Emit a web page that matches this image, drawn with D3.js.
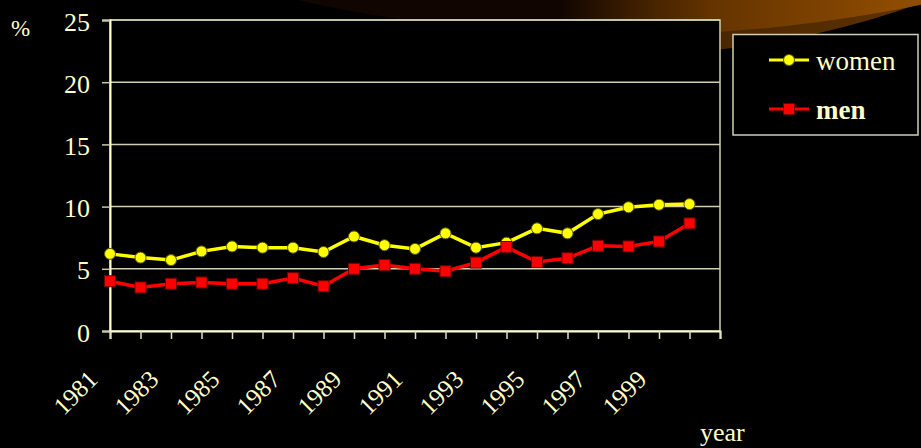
<!DOCTYPE html>
<html>
<head>
<meta charset="utf-8">
<script src="https://cdn.jsdelivr.net/npm/d3@7"></script>
<style>
  html, body { margin: 0; padding: 0; background: #000; }
  svg { display: block; }
</style>
</head>
<body>
<div id="chart-container"></div>
<script>
// data
const years = [1981, 1982, 1983, 1984, 1985, 1986, 1987, 1988, 1989, 1990,
               1991, 1992, 1993, 1994, 1995, 1996, 1997, 1998, 1999, 2000];
const women = [6.2, 5.9, 5.7, 6.4, 6.8, 6.7, 6.7, 6.35, 7.6, 6.9,
               6.6, 7.85, 6.7, 7.1, 8.25, 7.85, 9.4, 9.95, 10.15, 10.2];
const men = [4.0, 3.5, 3.8, 3.9, 3.8, 3.8, 4.25, 3.6, 5.0, 5.3,
             5.0, 4.8, 5.5, 6.75, 5.55, 5.85, 6.85, 6.8, 7.2, 8.65];
const yTicks = [0, 5, 10, 15, 20, 25];
const xLabels = [1981, 1983, 1985, 1987, 1989, 1991, 1993, 1995, 1997, 1999];
const seriesNames = ["women", "men"];

const W = 921, H = 448;
const margin = { top: 20, right: 201, bottom: 117, left: 110 };
const width = W - margin.left - margin.right;
const height = H - margin.top - margin.bottom;
const cream = "#ffffcc";
const serif = "'Liberation Serif', 'Times New Roman', serif";

const svg = d3.select("#chart-container")
    .append("svg")
    .attr("width", W)
    .attr("height", H);

svg.append("rect").attr("width", W).attr("height", H).attr("fill", "#000");

// decorative swoosh in the top-right corner
const defs = svg.append("defs");
function grad(id, stops) {
    const gr = defs.append("linearGradient")
        .attr("id", id)
        .attr("gradientUnits", "userSpaceOnUse")
        .attr("x1", 560).attr("y1", 0).attr("x2", 900).attr("y2", 0);
    stops.forEach(s => gr.append("stop").attr("offset", s[0]).attr("stop-color", s[1]));
}
grad("outerGrad", [[0, "#000000"], [0.2, "#2a1400"], [0.5, "#4a2700"], [1, "#5e3100"]]);
grad("innerGrad", [[0, "#100500"], [0.2, "#3a1c00"], [0.45, "#653400"], [1, "#8e4c00"]]);

svg.append("ellipse")
    .attr("cx", 620).attr("cy", -400).attr("rx", 649).attr("ry", 455)
    .attr("fill", "url(#outerGrad)");
svg.append("ellipse")
    .attr("cx", 620).attr("cy", -400).attr("rx", 820).attr("ry", 435)
    .attr("fill", "url(#innerGrad)");

const g = svg.append("g")
    .attr("transform", `translate(${margin.left},${margin.top})`);

const xScale = d3.scaleLinear()
    .domain([1981, 2001])
    .range([0, width]);

const yScale = d3.scaleLinear()
    .domain([0, 25])
    .range([height, 0]);

// plot area
g.append("rect")
    .attr("width", width)
    .attr("height", height)
    .attr("fill", "#000")
    .attr("stroke", "#d0d0b0")
    .attr("stroke-width", 1.5);

// gridlines
g.append("g")
    .selectAll("line")
    .data(yTicks.filter(d => d > 0))
    .enter()
    .append("line")
    .attr("x1", 0)
    .attr("x2", width)
    .attr("y1", d => yScale(d))
    .attr("y2", d => yScale(d))
    .attr("stroke", "#d0d0b0")
    .attr("stroke-width", 1.5);

// y axis
const yAxis = g.append("g")
    .call(d3.axisLeft(yScale).tickValues(yTicks).tickSize(8).tickPadding(12));
yAxis.select(".domain").attr("stroke", cream).attr("stroke-width", 2);
yAxis.selectAll(".tick line").attr("stroke", "#c8c8a8").attr("stroke-width", 1.5);
yAxis.selectAll(".tick text")
    .attr("fill", cream)
    .attr("dy", null)
    .attr("y", 10)
    .style("font-size", "26px")
    .style("font-family", serif);

// x axis
const xAxis = g.append("g")
    .attr("transform", `translate(0,${height})`)
    .call(d3.axisBottom(xScale).ticks(20).tickSize(8).tickFormat(""));
xAxis.select(".domain").attr("stroke", cream).attr("stroke-width", 2);
xAxis.selectAll(".tick line").attr("stroke", "#e0e0c0").attr("stroke-width", 1.5);

g.append("g")
    .selectAll("text")
    .data(xLabels)
    .enter()
    .append("text")
    .attr("transform", d => `translate(${xScale(d) - 11},${height + 50}) rotate(-45)`)
    .attr("text-anchor", "end")
    .attr("fill", cream)
    .style("font-family", serif)
    .style("font-size", "25px")
    .text(d => d);

// axis titles
svg.append("text")
    .attr("x", 11)
    .attr("y", 36)
    .attr("fill", cream)
    .style("font-family", serif)
    .style("font-size", "23px")
    .text("%");

svg.append("text")
    .attr("x", 700)
    .attr("y", 441)
    .attr("fill", cream)
    .style("font-family", serif)
    .style("font-size", "26px")
    .text("year");

// series
const series = [
    { name: seriesNames[0], values: women, color: "#ffff00", edge: "#5a5a00", shape: "circle" },
    { name: seriesNames[1], values: men, color: "#ff0000", edge: "#700000", shape: "square" }
];

const line = d3.line()
    .x((d, i) => xScale(years[i]))
    .y(d => yScale(d));

series.forEach(s => {
    g.append("path")
        .datum(s.values)
        .attr("fill", "none")
        .attr("stroke", s.color)
        .attr("stroke-width", 3.5)
        .attr("d", line);

    const pts = g.append("g")
        .selectAll(".pt")
        .data(s.values)
        .enter();
    if (s.shape === "circle") {
        pts.append("circle")
            .attr("cx", (d, i) => xScale(years[i]))
            .attr("cy", d => yScale(d))
            .attr("r", 5.5)
            .attr("fill", s.color)
            .attr("stroke", s.edge)
            .attr("stroke-width", 1);
    } else {
        pts.append("rect")
            .attr("x", (d, i) => xScale(years[i]) - 5.5)
            .attr("y", d => yScale(d) - 5.5)
            .attr("width", 11)
            .attr("height", 11)
            .attr("fill", s.color)
            .attr("stroke", s.edge)
            .attr("stroke-width", 1);
    }
});

// legend
const legend = svg.append("g");
legend.append("rect")
    .attr("x", 733)
    .attr("y", 34.5)
    .attr("width", 185)
    .attr("height", 100.5)
    .attr("fill", "#000")
    .attr("stroke", "#d0d0b0")
    .attr("stroke-width", 1.5);

const legendRows = [60, 109];
series.forEach((s, i) => {
    const y = legendRows[i];
    legend.append("line")
        .attr("x1", 769).attr("x2", 809)
        .attr("y1", y).attr("y2", y)
        .attr("stroke", s.color)
        .attr("stroke-width", 3);
    if (s.shape === "circle") {
        legend.append("circle")
            .attr("cx", 789).attr("cy", y).attr("r", 5.5)
            .attr("fill", s.color).attr("stroke", s.edge).attr("stroke-width", 1);
    } else {
        legend.append("rect")
            .attr("x", 783.5).attr("y", y - 5.5).attr("width", 11).attr("height", 11)
            .attr("fill", s.color).attr("stroke", s.edge).attr("stroke-width", 1);
    }
    legend.append("text")
        .attr("x", 816)
        .attr("y", y + 10)
        .attr("fill", cream)
        .style("font-family", serif)
        .style("font-size", "27px")
        .style("font-weight", i === 1 ? "bold" : "normal")
        .text(s.name);
});
</script>
</body>
</html>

### TO BE DONE:
Reproduce the full material exactly, excluding the pictures.

### SOLUTION TO THIS EXERCISE:
Emit a web page that matches this image, drawn with D3.js.
<!DOCTYPE html>
<html>
<head>
<meta charset="utf-8">
<script src="https://cdn.jsdelivr.net/npm/d3@7"></script>
<style>
  html, body { margin: 0; padding: 0; background: #000; }
  svg { display: block; }
</style>
</head>
<body>
<div id="chart-container"></div>
<script>
// data
const years = [1981, 1982, 1983, 1984, 1985, 1986, 1987, 1988, 1989, 1990,
               1991, 1992, 1993, 1994, 1995, 1996, 1997, 1998, 1999, 2000];
const women = [6.2, 5.9, 5.7, 6.4, 6.8, 6.7, 6.7, 6.35, 7.6, 6.9,
               6.6, 7.85, 6.7, 7.1, 8.25, 7.85, 9.4, 9.95, 10.15, 10.2];
const men = [4.0, 3.5, 3.8, 3.9, 3.8, 3.8, 4.25, 3.6, 5.0, 5.3,
             5.0, 4.8, 5.5, 6.75, 5.55, 5.85, 6.85, 6.8, 7.2, 8.65];
const yTicks = [0, 5, 10, 15, 20, 25];
const xLabels = [1981, 1983, 1985, 1987, 1989, 1991, 1993, 1995, 1997, 1999];
const seriesNames = ["women", "men"];

const W = 921, H = 448;
const margin = { top: 20, right: 201, bottom: 117, left: 110 };
const width = W - margin.left - margin.right;
const height = H - margin.top - margin.bottom;
const cream = "#ffffcc";
const serif = "'Liberation Serif', 'Times New Roman', serif";

const svg = d3.select("#chart-container")
    .append("svg")
    .attr("width", W)
    .attr("height", H);

svg.append("rect").attr("width", W).attr("height", H).attr("fill", "#000");

// decorative swoosh in the top-right corner
const defs = svg.append("defs");
function grad(id, stops) {
    const gr = defs.append("linearGradient")
        .attr("id", id)
        .attr("gradientUnits", "userSpaceOnUse")
        .attr("x1", 560).attr("y1", 0).attr("x2", 900).attr("y2", 0);
    stops.forEach(s => gr.append("stop").attr("offset", s[0]).attr("stop-color", s[1]));
}
grad("outerGrad", [[0, "#000000"], [0.2, "#2a1400"], [0.5, "#4a2700"], [1, "#5e3100"]]);
grad("innerGrad", [[0, "#100500"], [0.2, "#3a1c00"], [0.45, "#653400"], [1, "#8e4c00"]]);

svg.append("ellipse")
    .attr("cx", 620).attr("cy", -400).attr("rx", 649).attr("ry", 455)
    .attr("fill", "url(#outerGrad)");
svg.append("ellipse")
    .attr("cx", 620).attr("cy", -400).attr("rx", 820).attr("ry", 435)
    .attr("fill", "url(#innerGrad)");

const g = svg.append("g")
    .attr("transform", `translate(${margin.left},${margin.top})`);

const xScale = d3.scaleLinear()
    .domain([1981, 2001])
    .range([0, width]);

const yScale = d3.scaleLinear()
    .domain([0, 25])
    .range([height, 0]);

// plot area
g.append("rect")
    .attr("width", width)
    .attr("height", height)
    .attr("fill", "#000")
    .attr("stroke", "#d0d0b0")
    .attr("stroke-width", 1.5);

// gridlines
g.append("g")
    .selectAll("line")
    .data(yTicks.filter(d => d > 0))
    .enter()
    .append("line")
    .attr("x1", 0)
    .attr("x2", width)
    .attr("y1", d => yScale(d))
    .attr("y2", d => yScale(d))
    .attr("stroke", "#d0d0b0")
    .attr("stroke-width", 1.5);

// y axis
const yAxis = g.append("g")
    .call(d3.axisLeft(yScale).tickValues(yTicks).tickSize(8).tickPadding(12));
yAxis.select(".domain").attr("stroke", cream).attr("stroke-width", 2);
yAxis.selectAll(".tick line").attr("stroke", "#c8c8a8").attr("stroke-width", 1.5);
yAxis.selectAll(".tick text")
    .attr("fill", cream)
    .attr("dy", null)
    .attr("y", 10)
    .style("font-size", "26px")
    .style("font-family", serif);

// x axis
const xAxis = g.append("g")
    .attr("transform", `translate(0,${height})`)
    .call(d3.axisBottom(xScale).ticks(20).tickSize(8).tickFormat(""));
xAxis.select(".domain").attr("stroke", cream).attr("stroke-width", 2);
xAxis.selectAll(".tick line").attr("stroke", "#e0e0c0").attr("stroke-width", 1.5);

g.append("g")
    .selectAll("text")
    .data(xLabels)
    .enter()
    .append("text")
    .attr("transform", d => `translate(${xScale(d) - 11},${height + 50}) rotate(-45)`)
    .attr("text-anchor", "end")
    .attr("fill", cream)
    .style("font-family", serif)
    .style("font-size", "25px")
    .text(d => d);

// axis titles
svg.append("text")
    .attr("x", 11)
    .attr("y", 36)
    .attr("fill", cream)
    .style("font-family", serif)
    .style("font-size", "23px")
    .text("%");

svg.append("text")
    .attr("x", 700)
    .attr("y", 441)
    .attr("fill", cream)
    .style("font-family", serif)
    .style("font-size", "26px")
    .text("year");

// series
const series = [
    { name: seriesNames[0], values: women, color: "#ffff00", edge: "#5a5a00", shape: "circle" },
    { name: seriesNames[1], values: men, color: "#ff0000", edge: "#700000", shape: "square" }
];

const line = d3.line()
    .x((d, i) => xScale(years[i]))
    .y(d => yScale(d));

series.forEach(s => {
    g.append("path")
        .datum(s.values)
        .attr("fill", "none")
        .attr("stroke", s.color)
        .attr("stroke-width", 3.5)
        .attr("d", line);

    const pts = g.append("g")
        .selectAll(".pt")
        .data(s.values)
        .enter();
    if (s.shape === "circle") {
        pts.append("circle")
            .attr("cx", (d, i) => xScale(years[i]))
            .attr("cy", d => yScale(d))
            .attr("r", 5.5)
            .attr("fill", s.color)
            .attr("stroke", s.edge)
            .attr("stroke-width", 1);
    } else {
        pts.append("rect")
            .attr("x", (d, i) => xScale(years[i]) - 5.5)
            .attr("y", d => yScale(d) - 5.5)
            .attr("width", 11)
            .attr("height", 11)
            .attr("fill", s.color)
            .attr("stroke", s.edge)
            .attr("stroke-width", 1);
    }
});

// legend
const legend = svg.append("g");
legend.append("rect")
    .attr("x", 733)
    .attr("y", 34.5)
    .attr("width", 185)
    .attr("height", 100.5)
    .attr("fill", "#000")
    .attr("stroke", "#d0d0b0")
    .attr("stroke-width", 1.5);

const legendRows = [60, 109];
series.forEach((s, i) => {
    const y = legendRows[i];
    legend.append("line")
        .attr("x1", 769).attr("x2", 809)
        .attr("y1", y).attr("y2", y)
        .attr("stroke", s.color)
        .attr("stroke-width", 3);
    if (s.shape === "circle") {
        legend.append("circle")
            .attr("cx", 789).attr("cy", y).attr("r", 5.5)
            .attr("fill", s.color).attr("stroke", s.edge).attr("stroke-width", 1);
    } else {
        legend.append("rect")
            .attr("x", 783.5).attr("y", y - 5.5).attr("width", 11).attr("height", 11)
            .attr("fill", s.color).attr("stroke", s.edge).attr("stroke-width", 1);
    }
    legend.append("text")
        .attr("x", 816)
        .attr("y", y + 10)
        .attr("fill", cream)
        .style("font-family", serif)
        .style("font-size", "27px")
        .style("font-weight", i === 1 ? "bold" : "normal")
        .text(s.name);
});
</script>
</body>
</html>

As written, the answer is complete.